We see the bikies do this once in a scene that lasts a minute or so at most, is not led up to, and is never brought up again.
Why would it need to be shown twice? And for your information ... the reason why one might pick a motorcycle to tour the country during a fuel shortage is because they're
fuel efficient.
My FZR1000 would get me 18km/L on open roads.
I also wonder if fuel is so scarce why a fuel tanker is going unguarded through what'll become "the Wasteland" in later movies.
Because the police are underfunded and the cities are going to hell as made clear in the intro to MM2?
Also there is a large time gap between the subsequent movies?
Also the fact that they're not set in the same place?
Gee ... it's almost as if you need to pay attention to details...
Like I said, if the film wants to see us on an oil shortage, it doesn't do a good job.
Or you have no idea what you're talking about?
I've been into the country myself, it isn't hard to find busted vehicles. Maybe not to the extent of the film, but rusted vehicles aren't hard to find.
Just lying in the middle of the road?
57 deaths...over what period of time? It isn't uncommon today to reach double digits on Australian roads just in the holiday period.
Over a small section of highway, and the sign clearly says "this year."

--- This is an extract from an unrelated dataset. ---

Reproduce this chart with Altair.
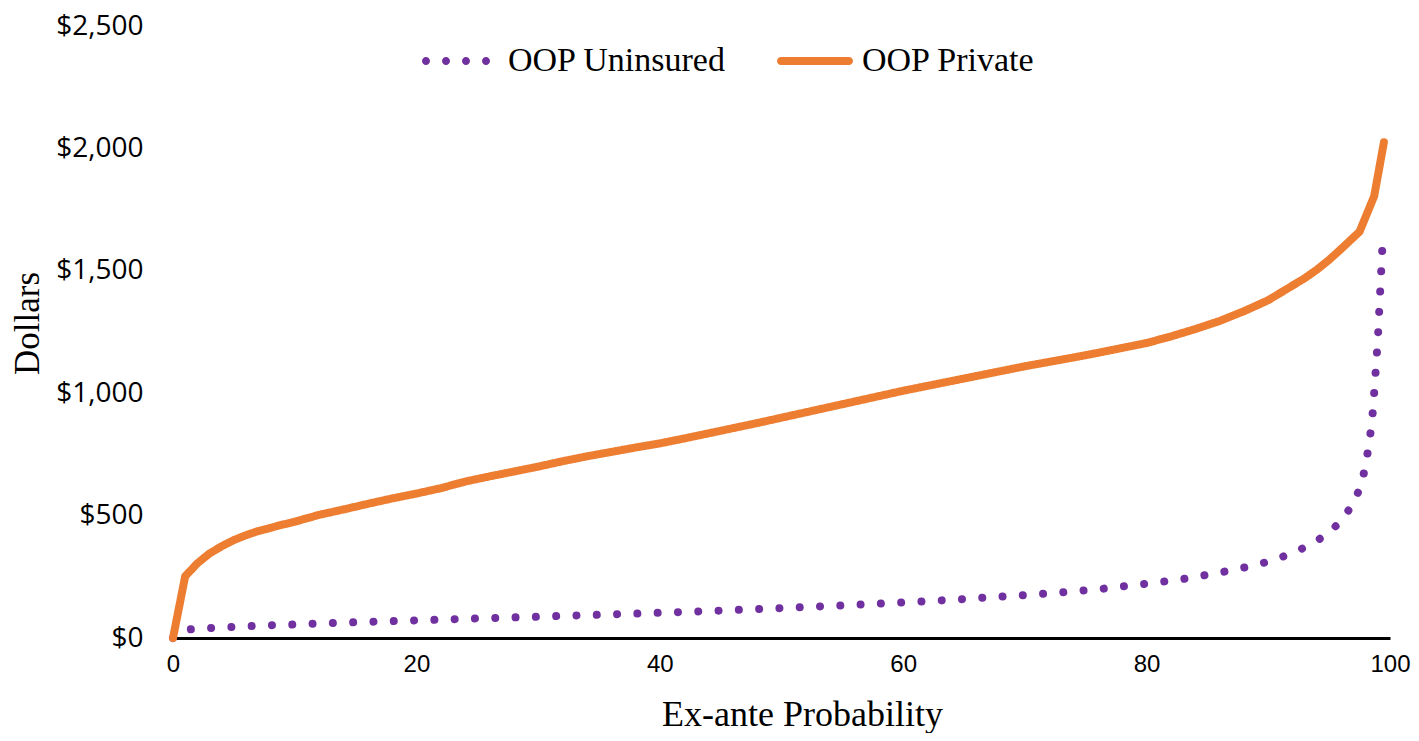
import altair as alt
import pandas as pd

# ---- data ----
x_uninsured = [0, 1, 2, 4, 6, 8, 10, 12, 14, 16, 18, 20, 22, 25, 30, 35, 40, 45, 50, 55, 60,
               64, 68, 72, 76, 80, 83, 86, 89, 90.5, 92, 93.5, 95, 96, 97, 97.7, 98, 98.3,
               98.6, 99, 99.4]
oop_uninsured = [0, 33, 38, 43, 48, 52, 55, 59, 63, 66, 69, 72, 75, 80, 87, 95, 103, 112, 122,
                 133, 145, 156, 169, 182, 199, 222, 241, 267, 298, 320, 347, 382, 430, 480,
                 550, 634, 713, 794, 930, 1220, 1625]

x_private = [0, 1, 2, 3, 4, 5, 6, 7, 8, 9, 10, 12, 14, 16, 18, 20, 22, 24, 26, 28, 30, 32, 34,
             36, 38, 40, 42, 44, 46, 48, 50, 52, 54, 56, 58, 60, 62, 64, 66, 68, 70, 72, 74,
             76, 78, 80, 82, 84, 86, 88, 90, 91, 92, 93, 94, 95, 96, 97.5, 98.7, 99.5]
oop_private = [0, 252, 305, 345, 375, 400, 420, 437, 450, 463, 475, 503, 525, 548, 570, 590,
               612, 639, 660, 680, 700, 722, 742, 760, 778, 795, 815, 836, 857, 878, 900, 922,
               944, 966, 988, 1010, 1030, 1050, 1070, 1090, 1110, 1128, 1146, 1165, 1185, 1205,
               1232, 1262, 1295, 1335, 1380, 1410, 1440, 1470, 1505, 1545, 1590, 1660, 1805,
               2025]

series_names = ["OOP Uninsured", "OOP Private"]
series_colors = ["#7030A0", "#ED7D31"]
series_dashes = [[0.01, 20.3], [1, 0]]
x_ticks = [0, 20, 40, 60, 80, 100]
y_ticks = [0, 500, 1000, 1500, 2000, 2500]

# legend glyphs (unit-square SVG paths): a row of four dots, and a thick rounded bar
def _dot(cx, r=0.1):
    return f"M{cx - r},0 A{r},{r} 0 1,0 {cx + r},0 A{r},{r} 0 1,0 {cx - r},0 Z"

legend_shapes = [
    " ".join(_dot(c) for c in (-0.875, -0.375, 0.125, 0.625)),
    "M-0.85,-0.1 L0.85,-0.1 A0.1,0.1 0 0,1 0.85,0.1 L-0.85,0.1 A0.1,0.1 0 0,1 -0.85,-0.1 Z",
]

df = pd.concat([
    pd.DataFrame({"x": x_uninsured, "value": oop_uninsured, "series": series_names[0]}),
    pd.DataFrame({"x": x_private, "value": oop_private, "series": series_names[1]}),
], ignore_index=True)

legend = alt.Legend(
    title=None, orient="none", legendX=247, legendY=-6, direction="horizontal",
    labelFont="Liberation Serif", labelFontSize=34, labelColor="black", labelLimit=0,
    symbolSize=6400, labelOffset=6, columnPadding=47, padding=0,
)

color_scale = alt.Scale(domain=series_names, range=series_colors)

x = alt.X("x:Q", scale=alt.Scale(domain=[0, 100], nice=False),
          axis=alt.Axis(values=x_ticks, title="Ex-ante Probability", grid=False, ticks=False,
                        domainColor="black", domainWidth=3,
                        labelFont="Liberation Sans", labelFontSize=24, labelColor="black",
                        labelPadding=14, labelFlush=False,
                        titleFont="Liberation Serif", titleFontSize=36, titleFontWeight="normal",
                        titleColor="black", titleX=629, titleY=87, titleBaseline="alphabetic"))
y = alt.Y("value:Q", scale=alt.Scale(domain=[0, 2500], nice=False),
          axis=alt.Axis(values=y_ticks, format="$,.0f", title="Dollars", grid=False, ticks=False,
                        domain=False,
                        labelFont="Open Sans", labelFontSize=28, labelColor="black",
                        labelPadding=30,
                        titleFont="Liberation Serif", titleFontSize=35, titleFontWeight="normal",
                        titleColor="black", titleX=-135, titleY=297, titleBaseline="alphabetic",
                        titleAngle=270))

lines = alt.Chart(df).mark_line(strokeWidth=8, strokeCap="round", strokeJoin="round").encode(
    x=x, y=y,
    color=alt.Color("series:N", scale=color_scale, legend=None),
    strokeDash=alt.StrokeDash("series:N",
                              scale=alt.Scale(domain=series_names, range=series_dashes),
                              legend=None),
)

# empty point layer that only carries the legend (colour + glyph per series)
legend_layer = alt.Chart(df).mark_point(filled=True, size=6400, opacity=1).encode(
    x=x, y=y,
    color=alt.Color("series:N", scale=color_scale, legend=legend),
    shape=alt.Shape("series:N", scale=alt.Scale(domain=series_names, range=legend_shapes),
                    legend=legend),
).transform_filter("false")

chart = alt.layer(
    lines.transform_filter(alt.datum.series == series_names[0]),
    lines.transform_filter(alt.datum.series == series_names[1]),
    legend_layer,
).resolve_scale(color="independent", shape="independent").properties(
    width=1217, height=612,
    autosize=alt.AutoSizeParams(type="none"),
    padding={"left": 165, "top": 18, "right": 21, "bottom": 95},
).configure_view(stroke=None)

chart.save("out.html", embed_options={"renderer": "svg", "actions": False})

It also says in big letters; "High Fatality Road..." and the sign was erected after the establishment of the MFP given they're listed on it.
It's simple - take the book. Take the film. Use the information from both to compile databases in isolation of each other. The book will almost always have the greater volume of data.
Well I can tell that's a lie, because I've read some appalling novelizations of films. It's also a fucking stupid metric.
Also I haven't read this Transall Saga. 13 year old survival enthusiast? Pass.
As a counter example, however. Where movies create a better, richer narrative experience to their novel counterparts ... James Bond movies vs. novellas.